Lebih menyayat hati, dua warga sipil lainnya, sepasang suami istri bernama Dani dan Gebi, diduga masih disandera oleh kelompok kriminal bersenjata (KKB). Hingga kini, belum ada kabar yang memastikan kondisi mereka.
“Situasi ini adalah kejahatan kemanusiaan. Bukan sekadar serangan terhadap warga sipil, ini adalah pelanggaran nyata terhadap hak asasi manusia. Kami sangat mengecam tindakan keji ini dan akan terus memburu pelakunya,” tegas Brigjen Faizal.
Sebanyak 12 pendulang yang berhasil melarikan diri menggunakan speed boat tiba di Pelabuhan Logpon, Distrik Dekai, pada Rabu pagi. Mereka membawa serta kisah pilu dan trauma mendalam dari tragedi yang tak terlupakan.
Operasi Evakuasi dan Kejar Pelaku Dikerahkan
Menindaklanjuti peristiwa ini, tim gabungan dari Satgas Operasi Damai Cartenz telah diterjunkan. Tim terdiri dari 15 personel Polres Asmat dan 11 personel gabungan Satgas Tindak serta Satgas Gakkum.

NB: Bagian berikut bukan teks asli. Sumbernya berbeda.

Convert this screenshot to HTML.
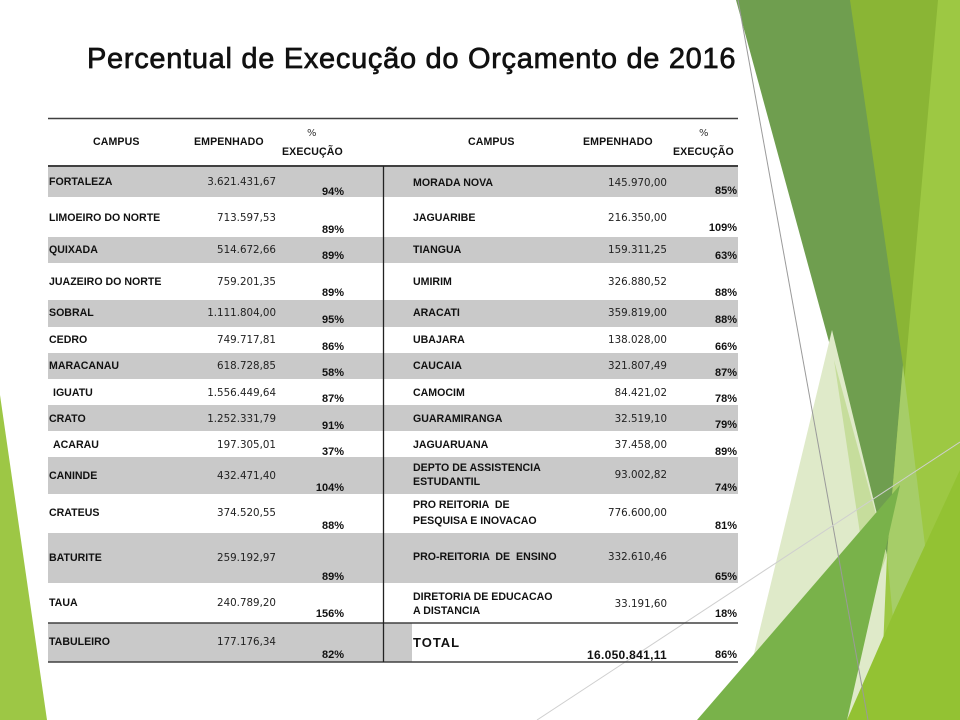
<!DOCTYPE html>
<html><head><meta charset="utf-8">
<style>
html,body{margin:0;padding:0;background:#fff;}
#c{position:relative;width:960px;height:720px;overflow:hidden;background:#fff;}
svg{position:absolute;left:0;top:0;}
.t{position:absolute;line-height:12px;white-space:pre;}
.n{font:bold 10.6px "Liberation Sans",sans-serif;color:#111;}
.v{font:10.3px "DejaVu Sans",sans-serif;color:#222;}
.p{font:bold 11px "Liberation Sans",sans-serif;color:#111;}
.h{font:bold 10.6px "Liberation Sans",sans-serif;color:#111;letter-spacing:0.1px;}
.hp{font:10px "DejaVu Sans",sans-serif;color:#333;}
.L{left:49px}.R{left:413px}.lv{right:684px}.rv{right:293px}.lp{right:616px}.rp{right:223px}
#title{position:absolute;left:87px;top:42px;font:29px "Liberation Sans",sans-serif;line-height:34px;letter-spacing:0.7px;color:#111;-webkit-text-stroke:0.7px #111;white-space:pre;}
</style></head><body><div id="c">
<svg width="960" height="720" viewBox="0 0 960 720">
<polygon points="936,0 960,0 960,720 860,720" fill="#9dc843"/>
<polygon points="848,0 938,0 900,430" fill="#8ab535"/>
<polygon points="736,0 850,0 903,365 887,555" fill="#6f9e4f"/>
<polygon points="903,365 928,570 895,640 887,555" fill="#a6cd68"/>
<polygon points="832,330 738,720 880,720 887,555" fill="#dfeac9"/>
<polygon points="834,360 887,555 870,600" fill="#c6dd9c"/>
<polygon points="697,720 900,485 847,720" fill="#79b24a"/>
<polygon points="847,720 895,610 960,470 960,720" fill="#93c233"/>
<polygon points="0,395 47,720 0,720" fill="#9dc745"/>
<line x1="738" y1="0" x2="868" y2="720" stroke="#9a9a9a" stroke-width="1"/>
<g fill="#c9c9c9">
<rect x="48" y="166" width="335" height="31"/>
<rect x="48" y="237" width="335" height="26"/>
<rect x="48" y="300" width="335" height="27"/>
<rect x="48" y="353" width="335" height="26"/>
<rect x="48" y="405" width="335" height="26"/>
<rect x="48" y="457" width="335" height="37"/>
<rect x="48" y="533" width="335" height="50"/>
<rect x="48" y="623" width="335" height="39"/>
<rect x="384" y="166" width="354" height="31"/>
<rect x="384" y="237" width="354" height="26"/>
<rect x="384" y="300" width="354" height="27"/>
<rect x="384" y="353" width="354" height="26"/>
<rect x="384" y="405" width="354" height="26"/>
<rect x="384" y="457" width="354" height="37"/>
<rect x="384" y="533" width="354" height="50"/>
<rect x="384" y="623" width="28" height="39"/>
</g>
<line x1="537" y1="720" x2="960" y2="442" stroke="#cfcfcf" stroke-width="1"/>
<g stroke="#404040">
<line x1="48" y1="118.5" x2="738" y2="118.5" stroke-width="1.5"/>
<line x1="48" y1="166" x2="738" y2="166" stroke-width="2"/>
<line x1="48" y1="623" x2="738" y2="623" stroke-width="1.5"/>
<line x1="48" y1="662" x2="738" y2="662" stroke-width="1.5"/>
<line x1="383.5" y1="166" x2="383.5" y2="662" stroke="#222" stroke-width="1.3"/>
</g>
</svg>

<div id="title">Percentual de Execução do Orçamento de 2016</div>

<div class="t h" style="left:93px;top:136px">CAMPUS</div>
<div class="t h" style="left:194px;top:136px">EMPENHADO</div>
<div class="t hp" style="left:307px;top:128px">%</div>
<div class="t h" style="left:282px;top:146px">EXECUÇÃO</div>
<div class="t h" style="left:468px;top:136px">CAMPUS</div>
<div class="t h" style="left:583px;top:136px">EMPENHADO</div>
<div class="t hp" style="left:699px;top:128px">%</div>
<div class="t h" style="left:673px;top:146px">EXECUÇÃO</div>

<div class="t n L" style="top:176px">FORTALEZA</div><div class="t v lv" style="top:176px">3.621.431,67</div><div class="t p lp" style="top:186px">94%</div>
<div class="t n L" style="top:212px">LIMOEIRO DO NORTE</div><div class="t v lv" style="top:212px">713.597,53</div><div class="t p lp" style="top:224px">89%</div>
<div class="t n L" style="top:244px">QUIXADA</div><div class="t v lv" style="top:244px">514.672,66</div><div class="t p lp" style="top:250px">89%</div>
<div class="t n L" style="top:276px">JUAZEIRO DO NORTE</div><div class="t v lv" style="top:276px">759.201,35</div><div class="t p lp" style="top:287px">89%</div>
<div class="t n L" style="top:307px">SOBRAL</div><div class="t v lv" style="top:307px">1.111.804,00</div><div class="t p lp" style="top:314px">95%</div>
<div class="t n L" style="top:334px">CEDRO</div><div class="t v lv" style="top:334px">749.717,81</div><div class="t p lp" style="top:341px">86%</div>
<div class="t n L" style="top:360px">MARACANAU</div><div class="t v lv" style="top:360px">618.728,85</div><div class="t p lp" style="top:367px">58%</div>
<div class="t n" style="left:53px;top:387px">IGUATU</div><div class="t v lv" style="top:387px">1.556.449,64</div><div class="t p lp" style="top:393px">87%</div>
<div class="t n L" style="top:413px">CRATO</div><div class="t v lv" style="top:413px">1.252.331,79</div><div class="t p lp" style="top:420px">91%</div>
<div class="t n" style="left:53px;top:439px">ACARAU</div><div class="t v lv" style="top:439px">197.305,01</div><div class="t p lp" style="top:446px">37%</div>
<div class="t n L" style="top:470px">CANINDE</div><div class="t v lv" style="top:470px">432.471,40</div><div class="t p lp" style="top:482px">104%</div>
<div class="t n L" style="top:507px">CRATEUS</div><div class="t v lv" style="top:507px">374.520,55</div><div class="t p lp" style="top:520px">88%</div>
<div class="t n L" style="top:552px">BATURITE</div><div class="t v lv" style="top:552px">259.192,97</div><div class="t p lp" style="top:571px">89%</div>
<div class="t n L" style="top:597px">TAUA</div><div class="t v lv" style="top:597px">240.789,20</div><div class="t p lp" style="top:608px">156%</div>
<div class="t n L" style="top:636px">TABULEIRO</div><div class="t v lv" style="top:636px">177.176,34</div><div class="t p lp" style="top:649px">82%</div>

<div class="t n R" style="top:177px">MORADA NOVA</div><div class="t v rv" style="top:177px">145.970,00</div><div class="t p rp" style="top:185px">85%</div>
<div class="t n R" style="top:212px">JAGUARIBE</div><div class="t v rv" style="top:212px">216.350,00</div><div class="t p rp" style="top:222px">109%</div>
<div class="t n R" style="top:244px">TIANGUA</div><div class="t v rv" style="top:244px">159.311,25</div><div class="t p rp" style="top:250px">63%</div>
<div class="t n R" style="top:276px">UMIRIM</div><div class="t v rv" style="top:276px">326.880,52</div><div class="t p rp" style="top:287px">88%</div>
<div class="t n R" style="top:307px">ARACATI</div><div class="t v rv" style="top:307px">359.819,00</div><div class="t p rp" style="top:314px">88%</div>
<div class="t n R" style="top:334px">UBAJARA</div><div class="t v rv" style="top:334px">138.028,00</div><div class="t p rp" style="top:341px">66%</div>
<div class="t n R" style="top:360px">CAUCAIA</div><div class="t v rv" style="top:360px">321.807,49</div><div class="t p rp" style="top:367px">87%</div>
<div class="t n R" style="top:387px">CAMOCIM</div><div class="t v rv" style="top:387px">84.421,02</div><div class="t p rp" style="top:393px">78%</div>
<div class="t n R" style="top:413px">GUARAMIRANGA</div><div class="t v rv" style="top:413px">32.519,10</div><div class="t p rp" style="top:419px">79%</div>
<div class="t n R" style="top:439px">JAGUARUANA</div><div class="t v rv" style="top:439px">37.458,00</div><div class="t p rp" style="top:446px">89%</div>
<div class="t n R" style="top:462px">DEPTO DE ASSISTENCIA</div><div class="t n R" style="top:476px">ESTUDANTIL</div><div class="t v rv" style="top:469px">93.002,82</div><div class="t p rp" style="top:482px">74%</div>
<div class="t n R" style="top:499px">PRO REITORIA  DE</div><div class="t n R" style="top:515px">PESQUISA E INOVACAO</div><div class="t v rv" style="top:507px">776.600,00</div><div class="t p rp" style="top:520px">81%</div>
<div class="t n R" style="top:551px">PRO-REITORIA  DE  ENSINO</div><div class="t v rv" style="top:551px">332.610,46</div><div class="t p rp" style="top:571px">65%</div>
<div class="t n R" style="top:591px">DIRETORIA DE EDUCACAO</div><div class="t n R" style="top:605px">A DISTANCIA</div><div class="t v rv" style="top:598px">33.191,60</div><div class="t p rp" style="top:608px">18%</div>
<div class="t" style="left:413px;top:635px;font:bold 13px 'Liberation Sans',sans-serif;letter-spacing:1px;line-height:16px;color:#111">TOTAL</div>
<div class="t rv" style="top:648px;font:bold 12px 'Liberation Sans',sans-serif;letter-spacing:0.3px;color:#111">16.050.841,11</div>
<div class="t p rp" style="top:649px">86%</div>
</div></body></html>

Mereka kini berada di Kampung Mabul untuk menggali keterangan saksi, mengumpulkan informasi, serta menyusun strategi evakuasi dan pemburuan pelaku.

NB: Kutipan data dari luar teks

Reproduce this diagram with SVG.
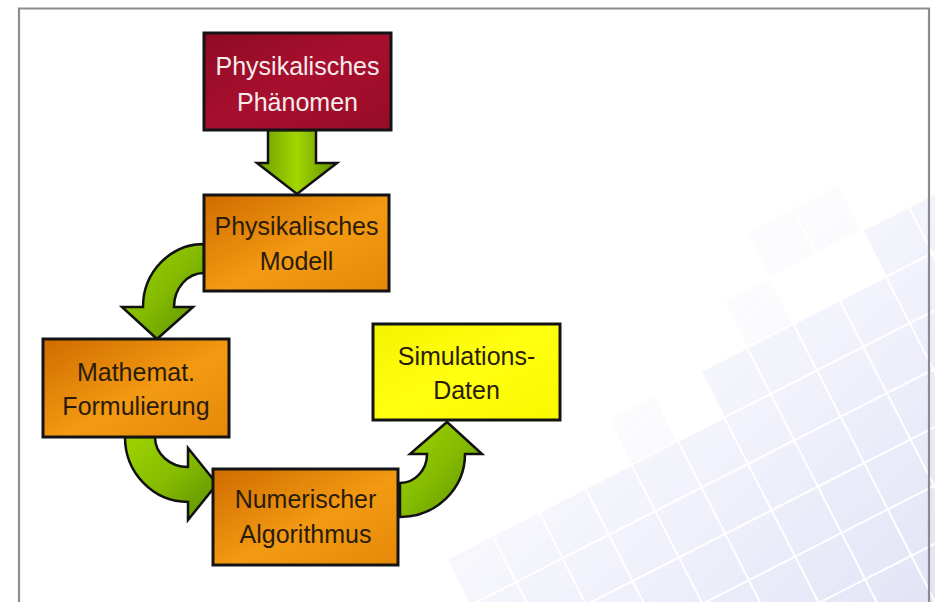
<svg xmlns="http://www.w3.org/2000/svg" width="935" height="602" viewBox="0 0 935 602">
  <defs>
    <style>
      .box { stroke: #141414; stroke-width: 3; }
      .lbl { font-family: "Liberation Sans", Arial, sans-serif; font-size: 25px; text-anchor: middle; fill: #2a1c0c; }
      .lbl-w { fill: #f6ecec; }
      .arrow { stroke: #111; stroke-width: 2.5; stroke-linejoin: miter; }
    </style>
    <linearGradient id="gRed" x1="0" y1="0" x2="1" y2="1">
      <stop offset="0" stop-color="#8e0b24"/>
      <stop offset="0.5" stop-color="#a80f2e"/>
      <stop offset="1" stop-color="#960c27"/>
    </linearGradient>
    <linearGradient id="gOrange" x1="0" y1="0" x2="1" y2="1">
      <stop offset="0" stop-color="#cf6c00"/>
      <stop offset="0.55" stop-color="#f39a12"/>
      <stop offset="1" stop-color="#e58808"/>
    </linearGradient>
    <linearGradient id="gYellow" x1="0" y1="0" x2="1" y2="1">
      <stop offset="0" stop-color="#f4f400"/>
      <stop offset="0.5" stop-color="#ffff10"/>
      <stop offset="1" stop-color="#f8f800"/>
    </linearGradient>
    <linearGradient id="gGreen" x1="0" y1="0" x2="1" y2="1">
      <stop offset="0" stop-color="#9fd400"/>
      <stop offset="0.5" stop-color="#84bb00"/>
      <stop offset="1" stop-color="#5a8c00"/>
    </linearGradient>
    <linearGradient id="gGreenV" x1="0" y1="0" x2="1" y2="0">
      <stop offset="0" stop-color="#6a9c00"/>
      <stop offset="0.5" stop-color="#a2d600"/>
      <stop offset="1" stop-color="#5e8e00"/>
    </linearGradient>
    <pattern id="tiles" width="52" height="52" patternUnits="userSpaceOnUse">
      <rect x="1" y="1" width="50" height="50" fill="#e2e4f6"/>
    </pattern>
    <linearGradient id="fade" gradientUnits="userSpaceOnUse" x1="640" y1="300" x2="935" y2="602">
      <stop offset="0" stop-color="#fff" stop-opacity="0.15"/>
      <stop offset="1" stop-color="#fff" stop-opacity="1"/>
    </linearGradient>
    <mask id="fadeMask" maskUnits="userSpaceOnUse" x="0" y="0" width="935" height="602">
      <rect x="0" y="0" width="935" height="602" fill="url(#fade)"/>
    </mask>
  </defs>

  <rect x="0" y="0" width="935" height="602" fill="#ffffff"/>

  <!-- background tiles -->
  <g id="background" mask="url(#fadeMask)">
    <g transform="translate(935,602) rotate(-27)">
      <path d="M-520,52 V-208 H-416 V-260 H-104 V-312 H104 V-364 H260 V52 Z" fill="url(#tiles)"/>
      <g fill="#e2e4f6" opacity="0.45">
        <rect x="-51" y="-363" width="50" height="50"/>
        <rect x="1" y="-415" width="50" height="50"/>
        <rect x="53" y="-415" width="50" height="50"/>
        <rect x="-207" y="-311" width="50" height="50"/>
        <rect x="-363" y="-259" width="50" height="50"/>
      </g>
    </g>
  </g>

  <!-- frame -->
  <path d="M19,604 V8.5 H929 V604" fill="none" stroke="#8c8c8c" stroke-width="2.2"/>

  <!-- connectors -->
  <g id="connectors">
    <path class="arrow" fill="url(#gGreenV)" d="M268,130 H316 V163 H337 L297,194 L257,163 H268 Z"/>
    <path class="arrow" fill="url(#gGreen)" d="M204,244 A61,63 0 0 0 143,307 L122,307 L157,339 L193,307 L174,307 A30,34 0 0 1 204,273 Z"/>
    <path class="arrow" fill="url(#gGreen)" d="M125,437 A63,65 0 0 0 188,502 L188,520 L217,484 L188,448 L188,467 A33,30 0 0 1 155,437 Z"/>
    <path class="arrow" fill="url(#gGreen)" d="M400,517 A65,63 0 0 0 465,454 L482,454 L447,422 L410,454 L427,454 A27,29 0 0 1 400,483 Z"/>
  </g>

  <!-- nodes -->
  <g id="phaenomen">
    <rect class="box" x="204" y="33" width="187" height="97" fill="url(#gRed)"/>
    <text class="lbl lbl-w" x="297.5" y="75">Physikalisches</text>
    <text class="lbl lbl-w" x="297.5" y="111">Phänomen</text>
  </g>
  <g id="modell">
    <rect class="box" x="204" y="195" width="185" height="96" fill="url(#gOrange)"/>
    <text class="lbl" x="296.5" y="235">Physikalisches</text>
    <text class="lbl" x="296.5" y="270">Modell</text>
  </g>
  <g id="formulierung">
    <rect class="box" x="43" y="339" width="186" height="98" fill="url(#gOrange)"/>
    <text class="lbl" x="136" y="381">Mathemat.</text>
    <text class="lbl" x="136" y="415">Formulierung</text>
  </g>
  <g id="algorithmus">
    <rect class="box" x="213" y="469" width="185" height="96" fill="url(#gOrange)"/>
    <text class="lbl" x="305.5" y="508">Numerischer</text>
    <text class="lbl" x="305.5" y="543">Algorithmus</text>
  </g>
  <g id="simulationsdaten">
    <rect class="box" x="373" y="324" width="187" height="96" fill="url(#gYellow)"/>
    <text class="lbl" x="466.5" y="365">Simulations-</text>
    <text class="lbl" x="466.5" y="399">Daten</text>
  </g>
</svg>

Kombes Yusuf Sutejo, Kasatgas Humas Ops Damai Cartenz 2025, menyerukan agar masyarakat tetap tenang dan tidak mudah terpengaruh oleh informasi yang belum terverifikasi. Ia menegaskan komitmen satgas untuk terus melindungi warga sipil dan menjaga stabilitas keamanan di Papua.

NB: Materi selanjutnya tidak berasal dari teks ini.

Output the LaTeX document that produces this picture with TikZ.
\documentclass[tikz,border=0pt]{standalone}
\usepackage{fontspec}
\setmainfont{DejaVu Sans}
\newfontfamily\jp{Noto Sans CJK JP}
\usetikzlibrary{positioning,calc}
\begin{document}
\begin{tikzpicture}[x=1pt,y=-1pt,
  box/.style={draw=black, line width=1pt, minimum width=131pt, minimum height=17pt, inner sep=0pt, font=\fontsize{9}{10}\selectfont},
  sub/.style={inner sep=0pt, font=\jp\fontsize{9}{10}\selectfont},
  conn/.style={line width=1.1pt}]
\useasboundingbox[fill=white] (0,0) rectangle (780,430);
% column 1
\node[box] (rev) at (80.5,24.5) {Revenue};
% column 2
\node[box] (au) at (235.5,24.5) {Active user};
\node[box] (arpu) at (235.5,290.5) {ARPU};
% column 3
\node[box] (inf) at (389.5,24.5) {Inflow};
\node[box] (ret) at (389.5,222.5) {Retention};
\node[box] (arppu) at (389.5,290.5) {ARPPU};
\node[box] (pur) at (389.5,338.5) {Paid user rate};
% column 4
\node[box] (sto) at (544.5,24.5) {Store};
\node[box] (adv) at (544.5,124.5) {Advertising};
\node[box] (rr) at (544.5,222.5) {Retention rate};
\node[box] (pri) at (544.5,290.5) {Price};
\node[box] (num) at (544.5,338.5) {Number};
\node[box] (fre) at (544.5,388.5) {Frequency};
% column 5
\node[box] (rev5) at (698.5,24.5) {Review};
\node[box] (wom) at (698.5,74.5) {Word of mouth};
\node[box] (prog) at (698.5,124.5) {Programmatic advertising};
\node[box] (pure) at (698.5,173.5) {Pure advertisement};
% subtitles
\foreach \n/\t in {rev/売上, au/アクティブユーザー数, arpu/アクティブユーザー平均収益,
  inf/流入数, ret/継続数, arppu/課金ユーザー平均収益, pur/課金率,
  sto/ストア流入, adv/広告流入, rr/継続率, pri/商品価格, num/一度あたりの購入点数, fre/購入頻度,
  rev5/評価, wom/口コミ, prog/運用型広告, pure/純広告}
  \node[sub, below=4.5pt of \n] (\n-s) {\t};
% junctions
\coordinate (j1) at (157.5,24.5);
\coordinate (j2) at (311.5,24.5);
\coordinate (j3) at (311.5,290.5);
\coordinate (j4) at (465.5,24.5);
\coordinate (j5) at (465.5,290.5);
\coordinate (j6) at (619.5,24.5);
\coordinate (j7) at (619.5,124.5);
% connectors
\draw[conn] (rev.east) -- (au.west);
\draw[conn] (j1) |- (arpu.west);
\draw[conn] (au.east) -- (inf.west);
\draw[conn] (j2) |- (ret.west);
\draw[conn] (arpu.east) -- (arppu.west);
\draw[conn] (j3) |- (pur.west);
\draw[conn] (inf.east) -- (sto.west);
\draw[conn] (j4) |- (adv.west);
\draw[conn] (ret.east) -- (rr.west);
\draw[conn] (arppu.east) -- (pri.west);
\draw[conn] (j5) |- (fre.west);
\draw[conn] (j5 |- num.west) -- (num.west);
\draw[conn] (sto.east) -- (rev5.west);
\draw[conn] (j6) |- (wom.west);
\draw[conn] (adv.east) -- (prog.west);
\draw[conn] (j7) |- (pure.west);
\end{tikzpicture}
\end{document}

“Kami mengimbau masyarakat untuk tidak menyebarkan isu-isu yang belum pasti. Mari kita jaga Papua bersama. Setiap perkembangan resmi akan kami sampaikan secara berkala berdasarkan hasil penyelidikan di lapangan,” tutur Yusuf.
Sebuah Cermin Konflik Berkepanjangan
Tragedi di Yahukimo bukan sekadar peristiwa berdarah. Ia adalah cermin dari konflik panjang yang belum terselesaikan. Para pendulang warga biasa yang hanya ingin mengais penghidupan terjebak dalam pusaran kekerasan yang terus membayangi tanah Papua. Di balik kilau emas, ada darah dan air mata yang jatuh tanpa pernah tertangkap kamera.
Kini, perhatian bangsa kembali tertuju ke Papua. Bukan karena kekayaan alamnya, tapi karena jeritan korban yang tak lagi bisa bersuara. Dan saat para penyintas berjuang menyembuhkan luka, satu pertanyaan menggantung di udara: sampai kapan tanah surga ini harus terus menanggung derita?